Written problem ▸ Without altering anything, output the material below.

· · · · · · ·

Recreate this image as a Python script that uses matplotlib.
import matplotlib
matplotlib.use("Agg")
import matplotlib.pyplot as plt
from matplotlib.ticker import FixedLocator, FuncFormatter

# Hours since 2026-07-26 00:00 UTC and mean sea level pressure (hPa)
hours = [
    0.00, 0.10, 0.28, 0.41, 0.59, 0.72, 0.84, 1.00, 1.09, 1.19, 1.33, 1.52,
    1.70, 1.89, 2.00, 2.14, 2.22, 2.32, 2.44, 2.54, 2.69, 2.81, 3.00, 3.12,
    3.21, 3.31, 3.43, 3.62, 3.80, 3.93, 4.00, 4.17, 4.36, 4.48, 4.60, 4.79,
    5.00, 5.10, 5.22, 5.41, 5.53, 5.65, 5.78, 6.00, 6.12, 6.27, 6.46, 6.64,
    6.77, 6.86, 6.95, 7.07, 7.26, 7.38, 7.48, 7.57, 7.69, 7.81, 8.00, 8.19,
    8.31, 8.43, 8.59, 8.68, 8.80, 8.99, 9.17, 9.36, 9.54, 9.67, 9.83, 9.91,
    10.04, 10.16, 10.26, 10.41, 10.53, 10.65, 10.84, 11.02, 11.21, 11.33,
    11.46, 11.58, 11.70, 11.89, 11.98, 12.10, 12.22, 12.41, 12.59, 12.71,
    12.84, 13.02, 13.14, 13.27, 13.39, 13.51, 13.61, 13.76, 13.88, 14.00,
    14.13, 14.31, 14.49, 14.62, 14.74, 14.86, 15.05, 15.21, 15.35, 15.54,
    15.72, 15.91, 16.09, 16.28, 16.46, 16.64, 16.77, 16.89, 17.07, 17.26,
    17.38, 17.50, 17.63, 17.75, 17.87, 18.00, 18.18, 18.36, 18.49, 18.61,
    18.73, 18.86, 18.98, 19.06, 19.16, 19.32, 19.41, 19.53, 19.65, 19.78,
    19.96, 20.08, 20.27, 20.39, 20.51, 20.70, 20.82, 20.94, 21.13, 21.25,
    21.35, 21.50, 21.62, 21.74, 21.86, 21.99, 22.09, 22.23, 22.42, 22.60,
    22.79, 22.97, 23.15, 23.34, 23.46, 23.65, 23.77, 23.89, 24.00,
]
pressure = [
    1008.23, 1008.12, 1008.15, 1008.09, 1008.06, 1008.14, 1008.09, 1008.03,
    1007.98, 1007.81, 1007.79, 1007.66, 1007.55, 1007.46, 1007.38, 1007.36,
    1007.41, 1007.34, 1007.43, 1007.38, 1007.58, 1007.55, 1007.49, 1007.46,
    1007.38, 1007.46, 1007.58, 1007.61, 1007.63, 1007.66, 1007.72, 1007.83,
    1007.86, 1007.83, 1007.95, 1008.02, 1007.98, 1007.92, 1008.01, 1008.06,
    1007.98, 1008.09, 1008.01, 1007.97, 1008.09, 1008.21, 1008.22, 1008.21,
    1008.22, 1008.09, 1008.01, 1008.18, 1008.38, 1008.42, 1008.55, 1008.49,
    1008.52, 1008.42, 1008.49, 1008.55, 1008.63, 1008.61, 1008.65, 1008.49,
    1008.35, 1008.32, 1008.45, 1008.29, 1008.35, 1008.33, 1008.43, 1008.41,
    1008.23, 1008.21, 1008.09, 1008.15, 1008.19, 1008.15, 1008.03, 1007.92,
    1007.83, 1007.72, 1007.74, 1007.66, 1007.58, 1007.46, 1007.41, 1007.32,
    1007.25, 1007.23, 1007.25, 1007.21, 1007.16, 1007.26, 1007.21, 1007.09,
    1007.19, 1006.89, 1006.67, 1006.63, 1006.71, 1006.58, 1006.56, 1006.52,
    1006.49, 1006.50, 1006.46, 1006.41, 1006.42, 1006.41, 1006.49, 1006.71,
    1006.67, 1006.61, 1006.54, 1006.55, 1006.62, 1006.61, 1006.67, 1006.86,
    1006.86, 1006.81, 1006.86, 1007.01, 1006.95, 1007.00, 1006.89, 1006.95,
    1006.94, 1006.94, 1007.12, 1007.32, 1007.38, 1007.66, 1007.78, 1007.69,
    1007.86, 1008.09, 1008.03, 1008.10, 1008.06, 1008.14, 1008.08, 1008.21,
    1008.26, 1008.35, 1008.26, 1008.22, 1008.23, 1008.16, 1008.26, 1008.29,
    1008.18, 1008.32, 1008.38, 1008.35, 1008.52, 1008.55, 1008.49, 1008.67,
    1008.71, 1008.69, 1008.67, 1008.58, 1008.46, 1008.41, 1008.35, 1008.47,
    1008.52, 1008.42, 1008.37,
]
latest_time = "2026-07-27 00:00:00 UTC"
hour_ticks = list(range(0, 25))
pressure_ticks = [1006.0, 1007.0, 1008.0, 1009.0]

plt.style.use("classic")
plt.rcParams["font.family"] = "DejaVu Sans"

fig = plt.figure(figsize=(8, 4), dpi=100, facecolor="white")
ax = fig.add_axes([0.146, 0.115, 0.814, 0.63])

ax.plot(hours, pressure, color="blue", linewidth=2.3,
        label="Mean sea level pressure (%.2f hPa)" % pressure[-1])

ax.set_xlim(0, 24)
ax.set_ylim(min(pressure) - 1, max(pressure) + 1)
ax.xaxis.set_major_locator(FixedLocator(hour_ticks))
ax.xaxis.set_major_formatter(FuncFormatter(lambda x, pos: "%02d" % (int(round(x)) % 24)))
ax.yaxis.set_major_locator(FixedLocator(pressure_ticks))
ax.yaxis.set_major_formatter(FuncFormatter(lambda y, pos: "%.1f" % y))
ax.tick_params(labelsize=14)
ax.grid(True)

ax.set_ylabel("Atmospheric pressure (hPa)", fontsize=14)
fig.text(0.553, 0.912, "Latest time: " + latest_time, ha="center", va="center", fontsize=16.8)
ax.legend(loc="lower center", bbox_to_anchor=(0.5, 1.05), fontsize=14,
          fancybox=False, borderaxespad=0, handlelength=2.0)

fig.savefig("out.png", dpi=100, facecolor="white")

· · · · · · ·

Reply ▸
Recreate this image as a Python script that uses matplotlib.
import matplotlib
matplotlib.use("Agg")
import matplotlib.pyplot as plt
from matplotlib.ticker import FixedLocator, FuncFormatter

# Hours since 2026-07-26 00:00 UTC and mean sea level pressure (hPa)
hours = [
    0.00, 0.10, 0.28, 0.41, 0.59, 0.72, 0.84, 1.00, 1.09, 1.19, 1.33, 1.52,
    1.70, 1.89, 2.00, 2.14, 2.22, 2.32, 2.44, 2.54, 2.69, 2.81, 3.00, 3.12,
    3.21, 3.31, 3.43, 3.62, 3.80, 3.93, 4.00, 4.17, 4.36, 4.48, 4.60, 4.79,
    5.00, 5.10, 5.22, 5.41, 5.53, 5.65, 5.78, 6.00, 6.12, 6.27, 6.46, 6.64,
    6.77, 6.86, 6.95, 7.07, 7.26, 7.38, 7.48, 7.57, 7.69, 7.81, 8.00, 8.19,
    8.31, 8.43, 8.59, 8.68, 8.80, 8.99, 9.17, 9.36, 9.54, 9.67, 9.83, 9.91,
    10.04, 10.16, 10.26, 10.41, 10.53, 10.65, 10.84, 11.02, 11.21, 11.33,
    11.46, 11.58, 11.70, 11.89, 11.98, 12.10, 12.22, 12.41, 12.59, 12.71,
    12.84, 13.02, 13.14, 13.27, 13.39, 13.51, 13.61, 13.76, 13.88, 14.00,
    14.13, 14.31, 14.49, 14.62, 14.74, 14.86, 15.05, 15.21, 15.35, 15.54,
    15.72, 15.91, 16.09, 16.28, 16.46, 16.64, 16.77, 16.89, 17.07, 17.26,
    17.38, 17.50, 17.63, 17.75, 17.87, 18.00, 18.18, 18.36, 18.49, 18.61,
    18.73, 18.86, 18.98, 19.06, 19.16, 19.32, 19.41, 19.53, 19.65, 19.78,
    19.96, 20.08, 20.27, 20.39, 20.51, 20.70, 20.82, 20.94, 21.13, 21.25,
    21.35, 21.50, 21.62, 21.74, 21.86, 21.99, 22.09, 22.23, 22.42, 22.60,
    22.79, 22.97, 23.15, 23.34, 23.46, 23.65, 23.77, 23.89, 24.00,
]
pressure = [
    1008.23, 1008.12, 1008.15, 1008.09, 1008.06, 1008.14, 1008.09, 1008.03,
    1007.98, 1007.81, 1007.79, 1007.66, 1007.55, 1007.46, 1007.38, 1007.36,
    1007.41, 1007.34, 1007.43, 1007.38, 1007.58, 1007.55, 1007.49, 1007.46,
    1007.38, 1007.46, 1007.58, 1007.61, 1007.63, 1007.66, 1007.72, 1007.83,
    1007.86, 1007.83, 1007.95, 1008.02, 1007.98, 1007.92, 1008.01, 1008.06,
    1007.98, 1008.09, 1008.01, 1007.97, 1008.09, 1008.21, 1008.22, 1008.21,
    1008.22, 1008.09, 1008.01, 1008.18, 1008.38, 1008.42, 1008.55, 1008.49,
    1008.52, 1008.42, 1008.49, 1008.55, 1008.63, 1008.61, 1008.65, 1008.49,
    1008.35, 1008.32, 1008.45, 1008.29, 1008.35, 1008.33, 1008.43, 1008.41,
    1008.23, 1008.21, 1008.09, 1008.15, 1008.19, 1008.15, 1008.03, 1007.92,
    1007.83, 1007.72, 1007.74, 1007.66, 1007.58, 1007.46, 1007.41, 1007.32,
    1007.25, 1007.23, 1007.25, 1007.21, 1007.16, 1007.26, 1007.21, 1007.09,
    1007.19, 1006.89, 1006.67, 1006.63, 1006.71, 1006.58, 1006.56, 1006.52,
    1006.49, 1006.50, 1006.46, 1006.41, 1006.42, 1006.41, 1006.49, 1006.71,
    1006.67, 1006.61, 1006.54, 1006.55, 1006.62, 1006.61, 1006.67, 1006.86,
    1006.86, 1006.81, 1006.86, 1007.01, 1006.95, 1007.00, 1006.89, 1006.95,
    1006.94, 1006.94, 1007.12, 1007.32, 1007.38, 1007.66, 1007.78, 1007.69,
    1007.86, 1008.09, 1008.03, 1008.10, 1008.06, 1008.14, 1008.08, 1008.21,
    1008.26, 1008.35, 1008.26, 1008.22, 1008.23, 1008.16, 1008.26, 1008.29,
    1008.18, 1008.32, 1008.38, 1008.35, 1008.52, 1008.55, 1008.49, 1008.67,
    1008.71, 1008.69, 1008.67, 1008.58, 1008.46, 1008.41, 1008.35, 1008.47,
    1008.52, 1008.42, 1008.37,
]
latest_time = "2026-07-27 00:00:00 UTC"
hour_ticks = list(range(0, 25))
pressure_ticks = [1006.0, 1007.0, 1008.0, 1009.0]

plt.style.use("classic")
plt.rcParams["font.family"] = "DejaVu Sans"

fig = plt.figure(figsize=(8, 4), dpi=100, facecolor="white")
ax = fig.add_axes([0.146, 0.115, 0.814, 0.63])

ax.plot(hours, pressure, color="blue", linewidth=2.3,
        label="Mean sea level pressure (%.2f hPa)" % pressure[-1])

ax.set_xlim(0, 24)
ax.set_ylim(min(pressure) - 1, max(pressure) + 1)
ax.xaxis.set_major_locator(FixedLocator(hour_ticks))
ax.xaxis.set_major_formatter(FuncFormatter(lambda x, pos: "%02d" % (int(round(x)) % 24)))
ax.yaxis.set_major_locator(FixedLocator(pressure_ticks))
ax.yaxis.set_major_formatter(FuncFormatter(lambda y, pos: "%.1f" % y))
ax.tick_params(labelsize=14)
ax.grid(True)

ax.set_ylabel("Atmospheric pressure (hPa)", fontsize=14)
fig.text(0.553, 0.912, "Latest time: " + latest_time, ha="center", va="center", fontsize=16.8)
ax.legend(loc="lower center", bbox_to_anchor=(0.5, 1.05), fontsize=14,
          fancybox=False, borderaxespad=0, handlelength=2.0)

fig.savefig("out.png", dpi=100, facecolor="white")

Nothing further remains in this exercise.